Housing crisis builds as home construction falls
By Hayael Nasser
USA Today
While homeowners are rejoicing at soaring values, a downside is emerging: the worst housing crunch in decades.
The shortage is most acute in California, the Northeast and parts of the mid-Atlantic, but experts warn that it could spread. That's because housing construction is lagging population growth, and no relief is in sight.
Home prices have gone through the roof in the San Francisco, Boston and New York metro areas.
Now, however, the crunch is starting to be felt in fast-growing metro areas from Washington, D.C., to Seattle.
Home prices increased 8 percent in the first quarter of this year compared with 2001, the National Association of Realtors reports. The median national price was $150,900. The biggest price increase was in the Long Island suburbs of New York City, where the median sales price jumped 26.5 percent to $287,000.
Experts say that the market outlook is gloomiest for first-time buyers, middle-income workers and the poor.
In the 1990s, the nation added more people than in any other decade, but home construction fell to its lowest level since the 1960s. Also feeding the demand for housing: lower interest rates, zero-down mortgages and a booming vacation-home market.
The market will get tighter as the children of baby boomers born after 1985 begin looking for housing in a few years, warns Dowell Myers, professor of urban planning and demography at the University of Southern California. "If we had a housing crisis before, now we have a crisis squared," he says.

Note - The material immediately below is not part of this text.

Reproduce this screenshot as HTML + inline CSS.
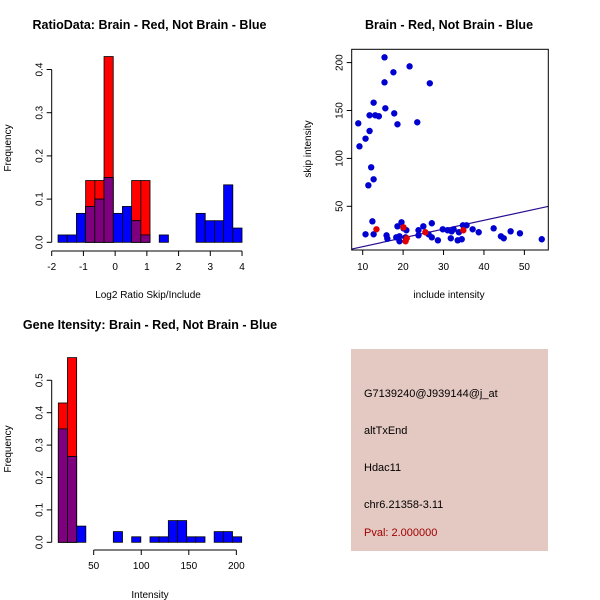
<!DOCTYPE html>
<html><head><meta charset="utf-8"><style>
html,body{margin:0;padding:0;background:#fff;}
svg{display:block;font-family:"Liberation Sans",Arial,sans-serif;}
</style></head><body>
<svg id="c" width="600" height="600" viewBox="0 0 600 600" xmlns="http://www.w3.org/2000/svg">
<rect x="0" y="0" width="600" height="600" fill="#fff"/>
<text x="149.5" y="29" text-anchor="middle" font-size="12.5" font-weight="bold">RatioData: Brain - Red, Not Brain - Blue</text>
<text x="449" y="29" text-anchor="middle" font-size="12.5" font-weight="bold">Brain - Red, Not Brain - Blue</text>
<text x="150" y="329" text-anchor="middle" font-size="12.5" font-weight="bold">Gene Itensity: Brain - Red, Not Brain - Blue</text>
<text x="148" y="298" text-anchor="middle" font-size="10">Log2 Ratio Skip/Include</text>
<text x="449" y="298" text-anchor="middle" font-size="10">include intensity</text>
<text x="150" y="598" text-anchor="middle" font-size="10">Intensity</text>
<text transform="translate(11,148) rotate(-90)" text-anchor="middle" font-size="10">Frequency</text>
<text transform="translate(311,149) rotate(-90)" text-anchor="middle" font-size="10">skip intensity</text>
<text transform="translate(11,449) rotate(-90)" text-anchor="middle" font-size="10">Frequency</text>
<g>
<rect x="351" y="349" width="197" height="202" fill="#e4c8c2"/>
<text x="364" y="397" font-size="11">G7139240@J939144@j_at</text>
<text x="364" y="434" font-size="11">altTxEnd</text>
<text x="364" y="471" font-size="11">Hdac11</text>
<text x="364" y="508" font-size="11">chr6.21358-3.11</text>
<text x="364" y="536" font-size="11" fill="#a00000">Pval: 2.000000</text>
</g>
</svg>
<script>
// ---- Ratio histogram data ----
const ratioBinStart = -1.8;
const ratioBinEnd = 4.0;
const ratioBlue = [0.017,0.017,0.067,0.083,0.1,0.15,0.067,0.083,0.05,0.017,0,0.017,0,0,0,0.067,0.05,0.05,0.133,0.033];
const ratioRed  = [0,0,0,0.143,0.143,0.43,0,0,0.143,0.143,0,0,0,0,0,0,0,0,0,0];
const ratioXTicks = [-2,-1,0,1,2,3,4];
const ratioYTicks = [0,0.1,0.2,0.3,0.4];
// ---- Intensity histogram data ----
const intBinStart = 12.8;
const intBinEnd = 205.6;
const intBlue = [0.35,0.265,0.05,0,0,0,0.033,0,0.017,0,0.017,0.017,0.067,0.067,0.017,0.017,0,0.033,0.033,0.017];
const intRed  = [0.43,0.57,0,0,0,0,0,0,0,0,0,0,0,0,0,0,0,0,0,0];
const intXTicks = [50,100,150,200];
const intYTicks = [0,0.1,0.2,0.3,0.4,0.5];
// ---- Scatter data ----
const blueX = [8.9,9.2,10.7,11.7,11.7,12.7,13.1,14,15.4,15.4,15.6,17.6,17.8,18.6,21.6,23.5,26.6,12.1,12.7,11.4,12.4,10.7,12.7,15.9,16.1,18.6,18.3,19.1,19.1,19.6,20.1,20.6,20.8,23.8,23.8,25,26.3,27.1,27.1,28.6,29.8,31,31.8,32,32.5,33.5,33.8,34.5,34.8,35.7,37.2,38.7,42.4,44.2,44.9,46.6,48.9,54.3];
const blueY = [136.6,112.6,120.6,128.6,145,158.2,145,144,205.5,179.4,152.3,189.9,147,135.6,196.1,137.7,178.4,90.7,78.2,71.9,34.3,20.8,20.8,19.7,16.2,29.1,17.6,18.7,13.5,33.3,27,17.6,25,25,19.7,29.1,20.8,17.6,32.3,14.5,26,25,16.6,23.9,26,14.5,22.9,15.6,30.2,30.2,26,22.9,27,18.7,16.6,23.9,21.8,15.6];
const redX = [13.4,20.1,20.6,25.5,34.9,20.9];
const redY = [26,28,13.5,22.9,25,16.6];
const fitLine = [7.28,5.4,56.0,50.0];
const scXTicks = [10,20,30,40,50];
const scYTicks = [50,100,150,200];

const svg = document.getElementById('c');
const NS = 'http://www.w3.org/2000/svg';
function mk(tag, attrs, parent){
  const e = document.createElementNS(NS, tag);
  for (const k in attrs) e.setAttribute(k, attrs[k]);
  (parent||svg).appendChild(e);
  return e;
}
function grp(name){
  const g = mk('g', {});
  
  
  return g;
}

function histogram(prefix, binStart, binEnd, blue, red, xTicks, yTicks, sx, sy, yAxisX, xAxisY, xTickMin, xTickMax, fmtY){
  const g = grp(prefix + '-histogram');
  const n = blue.length, w = (binEnd - binStart)/n;
  for (let i=0;i<n;i++){
    const x0 = sx(binStart + i*w), x1 = sx(binStart + (i+1)*w);
    const r = red[i], b = blue[i];
    if (Math.max(r,b)<=0) continue;
    if (r>0){
      const e = mk('rect',{x:x0,y:sy(r),width:x1-x0,height:sy(0)-sy(r),fill:'#ff0000',stroke:'#000','stroke-width':0.8},g);
      
      
    }
    if (b>0){
      const e = mk('rect',{x:x0,y:sy(b),width:x1-x0,height:sy(0)-sy(b),fill:'#0000ff',stroke:'#000','stroke-width':0.8},g);
      
      
    }
    if (r>0 && b>0){
      const m = Math.min(r,b);
      const e = mk('rect',{x:x0,y:sy(m),width:x1-x0,height:sy(0)-sy(m),fill:'#7f007f',stroke:'#000','stroke-width':0.8},g);
      
      
    }
  }
  const ax = grp(prefix + '-x-axis');
  mk('line',{x1:sx(xTickMin),x2:sx(xTickMax),y1:xAxisY,y2:xAxisY,stroke:'#000'},ax);
  xTicks.forEach(t=>{
    mk('line',{x1:sx(t),x2:sx(t),y1:xAxisY,y2:xAxisY+5,stroke:'#000'},ax);
    const tx = mk('text',{x:sx(t),y:xAxisY+19,'text-anchor':'middle','font-size':10},ax);
    tx.textContent = t;
    
    
  });
  const ay = grp(prefix + '-y-axis');
  mk('line',{x1:yAxisX,x2:yAxisX,y1:sy(yTicks[0]),y2:sy(yTicks[yTicks.length-1]),stroke:'#000'},ay);
  yTicks.forEach(t=>{
    mk('line',{x1:yAxisX-5,x2:yAxisX,y1:sy(t),y2:sy(t),stroke:'#000'},ay);
    const tx = mk('text',{transform:'translate('+(yAxisX-9)+','+sy(t)+') rotate(-90)','text-anchor':'middle','font-size':10},ay);
    tx.textContent = fmtY(t);
    
    
  });
}

const rsx = v => 51.7 + (v+2)*31.72;
const rsy = v => 242.3 - v*432;
histogram('ratio', ratioBinStart, ratioBinEnd, ratioBlue, ratioRed, ratioXTicks, ratioYTicks, rsx, rsy, 51.7, 251, -2, 4, t=>t.toFixed(1));

const isx = v => 93.7 + (v-50)*0.951;
const isy = v => 542.3 - v*324;
histogram('intensity', intBinStart, intBinEnd, intBlue, intRed, intXTicks, intYTicks, isx, isy, 51.7, 550, 50, 200, t=>t.toFixed(1));

const ssx = v => 362.7 + (v-10)*4.042;
const ssy = v => 206.3 - (v-50)*0.958;
const sg = grp('scatter-plot');
const pts = grp('scatter-points');
for (let i=0;i<blueX.length;i++){
  const c = mk('circle',{cx:ssx(blueX[i]),cy:ssy(blueY[i]),r:3.2,fill:'#0000d0'},pts);
  
  
}
for (let i=0;i<redX.length;i++){
  const c = mk('circle',{cx:ssx(redX[i]),cy:ssy(redY[i]),r:3.2,fill:'#e00000'},pts);
  
  
}
const fl = mk('line',{x1:ssx(fitLine[0]),y1:ssy(fitLine[1]),x2:ssx(fitLine[2]),y2:ssy(fitLine[3]),stroke:'#2a0e90','stroke-width':1.2},sg);


const box = mk('rect',{x:351.7,y:49.3,width:196.6,height:200.7,fill:'none',stroke:'#000'},sg);


const sxa = grp('scatter-x-axis');
scXTicks.forEach(t=>{
  mk('line',{x1:ssx(t),x2:ssx(t),y1:250,y2:255,stroke:'#000'},sxa);
  const tx = mk('text',{x:ssx(t),y:270,'text-anchor':'middle','font-size':10},sxa);
  tx.textContent = t;
  
  
});
const sya = grp('scatter-y-axis');
scYTicks.forEach(t=>{
  mk('line',{x1:346.7,x2:351.7,y1:ssy(t),y2:ssy(t),stroke:'#000'},sya);
  const tx = mk('text',{transform:'translate(342.7,'+ssy(t)+') rotate(-90)','text-anchor':'middle','font-size':10},sya);
  tx.textContent = t;
  
  
});
</script>
</body></html>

Builders and housing analysts blame the construction shortage on rising land prices, escalating government fees charged to builders, environmental regulations, zoning restrictions on developing apartments and the elimination of tax breaks that encourage the construction of rental units.
Especially worrisome to housing analysts is the decline in construction of affordable housing, such as condominiums, smaller homes and apartments. Population growth in many cities is driven by immigrants, who live primarily in apartments and inexpensive homes.
The U.S. Department of Housing and Urban Development says the shortage of affordable housing isn't nationwide. But the department is trying to promote construction of multifamily housing in tight housing markets with more attractive government-insured financing.